A man is facing up to ten years behind bars after pleading guilty on Thursday to attempting to hire a hitman to kill his wife.
Massimo Marenghi, 56, unwittingly sought the help of an undercover FBI agent to carry out the murder-for-hire.
Officials said the Malden father “complained about his wife seeking a restraining order against him” during a 2021 meeting with what he thought was someone — referred to as a “confidential source” or “CS” in the probable cause affidavit, obtained by Law & Crime — who would put him in touch with a contract killer.
The CS later met with Marenghi, who asked him to help “eliminate” his problematic wife. The duo discussed a price of $10,000 for the job, the feds said. Merenghi gave the CS a photo of his wife’s home and explained how to avoid being caught on the property’s surveillance cameras while he was doing the dirty deed.
The two reportedly communicated through a series of texts that convinced the CS that Marenghi was serious about wanting his wife dead.
“CS responded that if MARENGHI was serious about having his wife killed, then the cost would be $10,000 in cash,” the affidavit reads. “MARENGHI agreed and provided CS with photographs of his wife, information regarding his wife’s employment location and hours, her home address in Malden, a description of her vehicle, and her telephone number.”
It was after that conversation, according to the affidavit, that the CS contacted the Northwood Police Department in New Hampshire, who promptly called the FBI. The CS was interviewed the following day.
Days later, under the direction of the FBI, the CS provided Marenghi with the name and number of someone Marenghi believed “could be hired to murder his wife but who, in reality, would be an undercover FBI agent.”
Marenghi was to refer to the contact as “‘Mrs. Smith,’ identify himself as someone named ‘Boston,’ and inquire about the ‘construction job,'” according to the affidavit.
“Marenghi reached out to the undercover agent, referred to as ‘UC’ in the affidavit, that same day, calling the number provided by CS and using the code words,” Law & Crime reports. “That call was recorded.”
“Using coded language, the undercover agent indicated that the job would require ‘blueprints,’ ‘pictures of the site,’ ‘what time work could start,’ and a ‘preliminary invoice,'” according to the affidavit.
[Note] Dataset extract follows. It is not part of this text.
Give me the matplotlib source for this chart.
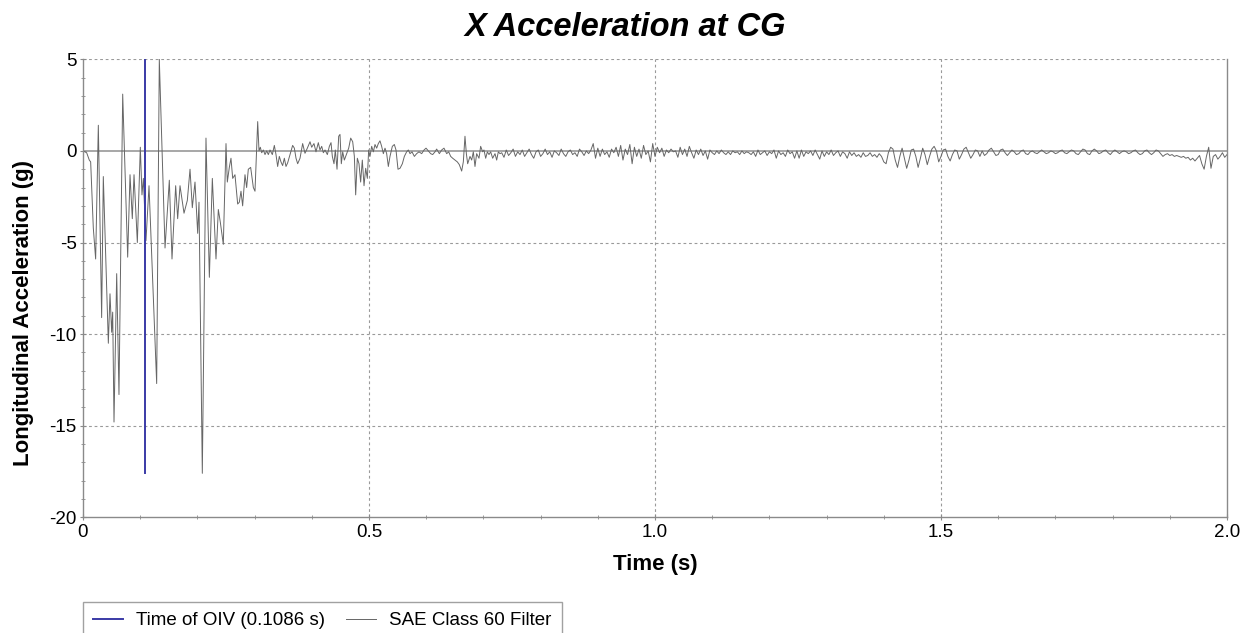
import numpy as np
import matplotlib
matplotlib.use('Agg')
import matplotlib.pyplot as plt
from matplotlib.ticker import MultipleLocator, FixedLocator

plt.rcParams['font.family'] = ['Liberation Sans', 'DejaVu Sans']
plt.rcParams['axes.unicode_minus'] = False

# time of OIV (s)
t_oiv = 0.1086

# early part of the trace, read point by point (time in s, accel in g)
t_early = [0.0000, 0.0064, 0.0110, 0.0134, 0.0180, 0.0221, 0.0268, 0.0326, 0.0355, 0.0443,
           0.0472, 0.0501, 0.0519, 0.0542, 0.0589, 0.0629, 0.0694, 0.0781, 0.0822, 0.0862,
           0.0892, 0.0950, 0.1002, 0.1031, 0.1055, 0.1101, 0.1154, 0.1288, 0.1334, 0.1434,
           0.1509, 0.1556, 0.1620, 0.1655, 0.1696, 0.1766, 0.1824, 0.1871, 0.1911, 0.1958,
           0.2005, 0.2028, 0.2086, 0.2150, 0.2209, 0.2261, 0.2325, 0.2366, 0.2401, 0.2453,
           0.2500, 0.2523, 0.2558, 0.2587, 0.2617, 0.2657, 0.2704, 0.2733, 0.2762, 0.2791,
           0.2832, 0.2861, 0.2890, 0.2931, 0.2978, 0.3007, 0.3054, 0.3077, 0.3100, 0.3124,
           0.3153, 0.3182, 0.3211, 0.3240, 0.3269, 0.3310, 0.3345, 0.3374, 0.3403, 0.3432,
           0.3461, 0.3490, 0.3520, 0.3549, 0.3578, 0.3619, 0.3665, 0.3695, 0.3724, 0.3753,
           0.3794, 0.3840, 0.3881, 0.3922, 0.3969, 0.3998, 0.4038, 0.4073, 0.4114, 0.4143,
           0.4173, 0.4202, 0.4231, 0.4272, 0.4307, 0.4336, 0.4359, 0.4388, 0.4411, 0.4441,
           0.4470, 0.4493, 0.4516, 0.4540, 0.4569, 0.4610, 0.4645, 0.4680, 0.4715, 0.4744,
           0.4767, 0.4796, 0.4825, 0.4854, 0.4883, 0.4913, 0.4942, 0.4971, 0.4994, 0.5017,
           0.5047, 0.5076, 0.5105, 0.5134, 0.5163, 0.5192, 0.5221, 0.5251, 0.5280, 0.5309,
           0.5338, 0.5367, 0.5408, 0.5443, 0.5472, 0.5507, 0.5542, 0.5583, 0.5618, 0.5658,
           0.5688, 0.5717, 0.5752, 0.5793, 0.5833, 0.5874, 0.5921, 0.5962, 0.5997, 0.6037,
           0.6078, 0.6113, 0.6154, 0.6183, 0.6230, 0.6270, 0.6311, 0.6358, 0.6393, 0.6428,
           0.6463, 0.6503, 0.6544, 0.6579, 0.6620, 0.6649, 0.6678, 0.6702, 0.6725, 0.6766,
           0.6795, 0.6824, 0.6853, 0.6882, 0.6923, 0.6952, 0.6987, 0.7010, 0.7040, 0.7069,
           0.7098, 0.7127, 0.7162, 0.7203, 0.7232, 0.7261, 0.7290]
a_early = [0.0, -0.1, -0.5, -0.6, -4.2, -5.9, 1.4, -9.1, -1.4, -10.5,
           -7.8, -9.9, -8.8, -14.8, -6.7, -13.3, 3.1, -5.8, -1.3, -3.7,
           -1.3, -5.0, 0.2, -2.4, -1.5, -4.9, -1.9, -12.7, 5.0, -5.3,
           -1.6, -5.9, -1.9, -3.7, -1.9, -3.4, -2.7, -1.0, -3.1, -1.7,
           -4.5, -2.8, -17.6, 0.7, -6.9, -1.5, -5.9, -3.2, -3.9, -5.1,
           0.4, -1.7, -0.9, -0.4, -1.5, -1.3, -2.9, -2.8, -2.2, -3.0,
           -1.3, -2.0, -1.0, -0.9, -2.0, -2.2, 1.6, 0.0, 0.2, -0.1,
           0.05, -0.2, 0.0, -0.2, 0.05, -0.2, 0.3, -0.2, -0.85, -0.3,
           -0.6, -0.8, -0.4, -0.85, -0.65, -0.2, 0.3, 0.15, -0.4, -0.7,
           -0.4, 0.4, -0.13, 0.15, 0.5, 0.2, 0.4, -0.05, 0.45, 0.05,
           0.25, -0.1, 0.05, -0.2, 0.25, 0.45, -0.3, -0.7, 0.05, -1.0,
           0.8, 0.9, -0.7, -0.05, -0.5, -0.15, 0.15, 0.7, 0.5, -0.3,
           -2.4, -0.4, -0.7, -1.7, -0.5, -1.9, -0.95, -1.5, 0.05, -0.3,
           0.25, -0.05, 0.35, 0.15, 0.4, 0.55, 0.25, -0.15, 0.15, -0.15,
           -0.85, -0.3, 0.25, 0.35, 0.05, -1.0, -0.95, -0.7, -0.3, -0.05,
           0.05, -0.15, -0.05, -0.3, -0.15, -0.05, -0.15, 0.05, 0.15, 0.0,
           -0.15, -0.2, -0.05, 0.1, -0.15, 0.05, 0.15, -0.15, -0.05, -0.3,
           -0.4, -0.5, -0.6, -0.75, -1.1, -0.6, 0.8, -0.15, -0.7, -0.3,
           -0.5, -0.05, -0.85, -0.15, -0.4, 0.25, -0.05, 0.05, -0.4, -0.05,
           -0.2, -0.05, -0.4, -0.15, -0.5, -0.05, -0.15]

# later part, read every 4 ms from 0.732 s
t_late_start = 0.732
t_late_step = 0.004
a_late = [-0.1, -0.35, 0.05, -0.25, -0.1, 0.1, -0.3, -0.05, -0.2, 0.05,
          -0.3, -0.1, 0.1, -0.2, -0.4, -0.05, 0.05, -0.3, -0.15, 0.1,
          -0.2, -0.05, -0.35, 0.0, -0.1, -0.25, 0.1, -0.15, -0.3, -0.05,
          0.05, -0.2, -0.1, -0.3, 0.1, -0.05, -0.25, 0.0, -0.15, 0.05,
          0.4, -0.4, 0.15, -0.3, 0.1, -0.2, -0.05, -0.35, 0.1, -0.1,
          0.2, -0.3, 0.3, -0.5, 0.1, -0.2, 0.35, -0.7, 0.2, -0.3,
          0.1, -0.4, 0.3, -0.2, 0.0, -0.6, 0.4, -0.3, 0.2, -0.1,
          0.15, -0.3, 0.05, -0.1, 0.1, -0.05, 0.0, -0.35, 0.2, -0.2,
          0.1, -0.3, 0.25, -0.1, -0.4, 0.05, -0.2, 0.1, -0.25, 0.0,
          -0.45, 0.05, -0.1, -0.2, 0.0, -0.15, 0.05, -0.1, -0.2, -0.05,
          -0.2, 0.0, -0.1, -0.05, -0.2, 0.0, -0.15, -0.05, -0.1, -0.2,
          -0.05, -0.3, 0.05, -0.2, -0.1, 0.0, -0.25, -0.05, -0.15, 0.05,
          -0.4, 0.0, -0.2, -0.1, -0.3, 0.05, -0.15, -0.05, -0.4, 0.0,
          -0.4, 0.05, -0.3, -0.05, -0.15, 0.0, -0.25, 0.05, -0.2, -0.45,
          0.0, -0.3, -0.05, -0.2, 0.05, -0.25, -0.1, 0.0, -0.3, -0.05,
          -0.15, -0.4, -0.05, -0.25, -0.1, -0.3, -0.2, -0.35, -0.1, -0.3,
          -0.25, -0.1, -0.3, -0.2, -0.35, -0.15, -0.3, -0.6, -0.7, -0.1,
          0.2, 0.1, -0.5, -0.9, -0.3, 0.15, -0.4, -0.95, -0.5, 0.05,
          0.1, -0.3, -0.9, -0.4, 0.15, -0.2, -0.75, -0.3, 0.1, 0.25,
          0.0, -0.6, -0.3, 0.05, 0.1, -0.3, -0.55, -0.2, 0.05, 0.0,
          -0.45, -0.2, 0.1, 0.2, -0.1, -0.4, -0.2, 0.05, 0.0, -0.3,
          0.0, -0.25, -0.15, 0.05, 0.15, -0.05, -0.25, -0.2, 0.05, 0.1,
          -0.1, -0.25, -0.1, 0.05, -0.05, -0.2, -0.15, 0.0, 0.05, -0.15,
          -0.2, -0.05, 0.0, -0.1, -0.15, -0.05, 0.05, -0.05, -0.15, -0.1,
          0.0, -0.05, -0.15, -0.1, 0.0, 0.05, -0.1, -0.15, -0.05, 0.05,
          0.0, -0.15, -0.2, -0.05, 0.1, 0.05, -0.15, -0.2, 0.0, 0.1,
          0.0, -0.15, -0.1, 0.0, 0.05, -0.1, -0.2, -0.05, 0.05, -0.05,
          -0.15, -0.05, 0.0, -0.05, -0.15, -0.1, 0.0, 0.05, -0.1, -0.2,
          -0.15, 0.0, 0.05, -0.1, -0.2, -0.1, 0.05, 0.0, -0.15, -0.3,
          -0.2, -0.15, -0.25, -0.2, -0.3, -0.25, -0.3, -0.35, -0.3, -0.4,
          -0.35, -0.5, -0.4, -0.55, -0.4, -0.25, -0.7, -1.0, -0.3, 0.2,
          -0.95, -0.3, -0.2, -0.45, -0.3, -0.1, -0.35, -0.2]

x_ticks = [0, 0.5, 1.0, 1.5, 2.0]
x_tick_labels = ['0', '0.5', '1.0', '1.5', '2.0']
y_ticks = [-20, -15, -10, -5, 0, 5]

t_late = t_late_start + t_late_step * np.arange(len(a_late))
time = np.concatenate([t_early, t_late])
accel = np.concatenate([a_early, a_late])

fig = plt.figure(figsize=(12.5, 6.33), dpi=100)
ax = fig.add_axes([0.0664, 0.1828, 0.9152, 0.7235])

grid_kw = dict(color='#9a9a9a', lw=0.8, ls=(0, (2.5, 2.5)), zorder=0)
for xv in x_ticks[1:-1]:
    ax.axvline(xv, **grid_kw)
for yv in [-15, -10, -5, 5]:
    ax.axhline(yv, **grid_kw)
ax.axhline(0, color='#a0a0a0', lw=1.3, zorder=1)

sig, = ax.plot(time, accel, color='#666666', lw=0.7, zorder=2, label='SAE Class 60 Filter')
oiv, = ax.plot([t_oiv, t_oiv], [accel.min(), accel.max()], color='#3a3aa6', lw=1.4,
               zorder=3, label='Time of OIV (0.1086 s)')

ax.set_xlim(0, 2.0)
ax.set_ylim(-20, 5)
ax.xaxis.set_major_locator(FixedLocator(x_ticks))
ax.set_xticklabels(x_tick_labels)
ax.yaxis.set_major_locator(FixedLocator(y_ticks))
ax.xaxis.set_minor_locator(MultipleLocator(0.1))
ax.yaxis.set_minor_locator(MultipleLocator(1))
ax.tick_params(which='both', direction='inout', color='#8a8a8a', labelsize=13.5,
               labelcolor='black')
ax.tick_params(which='major', length=5, pad=2)
ax.tick_params(which='minor', length=3)

for side in ['left', 'bottom', 'right']:
    ax.spines[side].set_color('#8a8a8a')
    ax.spines[side].set_linewidth(1.0)
ax.spines['top'].set_visible(False)

fig.text(0.5, 1 - 28 / 633, 'X Acceleration at CG', fontsize=23.5, fontweight='bold',
         fontstyle='italic', ha='center', va='center')
ax.set_xlabel('Time (s)', fontsize=16, fontweight='bold', labelpad=10)
ax.set_ylabel('Longitudinal Acceleration (g)', fontsize=16, fontweight='bold')
ax.yaxis.set_label_coords(-0.0425, 0.447)

leg = fig.legend(handles=[oiv, sig], loc='upper left', bbox_to_anchor=(0.0664, 1 - 601.7 / 633),
                 ncol=2, fontsize=13.5, frameon=True, fancybox=False, handlelength=1.6,
                 handletextpad=0.7, columnspacing=1.1, borderpad=0.55, borderaxespad=0)
leg.get_frame().set_edgecolor('#8a8a8a')
leg.get_frame().set_linewidth(1.0)

plt.savefig('out.png', dpi=100)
At the in-person meeting, which took place a week later on Jan. 20, 2021, the affidavit states:
MARENGHI described a “situation” he needs “taken care of” – that is, his “soon-to-be” ex-wife. The UC asked, “You want to get rid of her?” to which MARENGHI responded, “Yeah, I need to … to eliminate that problem.” The UC stated, “I mean, we can make it look like an accident … it is your call.” MARENGHI replied, “Yeah, well, I mean obviously that’s the best way.” At one point, MARENGHI stated, “Well, I just- I just need her out of the way for now.” The UC responded, “OK, well that’s … that’s totally different. You either want her killed or you don’t.” MARENGHI stated, “Um, I need- I need the problem eliminated.”
Nine days later, Marenghi gave the UC a down payment of $1,500 in the case and said the sooner the “demolition job” happened, the quicker the would-be killer would be paid in full.
One month later, Marenghi was indicted.
Making the story all the more chilling is Marenghi’s Facebook page, which is filled with images of his children, family gatherings, and nostalgic photos that make him appear to be a loving, involved all-around nice guy.
Shots of his kids’ school plays, birthdays, and, by all appearances, fun family outings paint Mehrenghi as a doting dad and husband.
Marenghi is scheduled to be sentenced on June 8 by U.S. District Judge Allison D. Burroughs.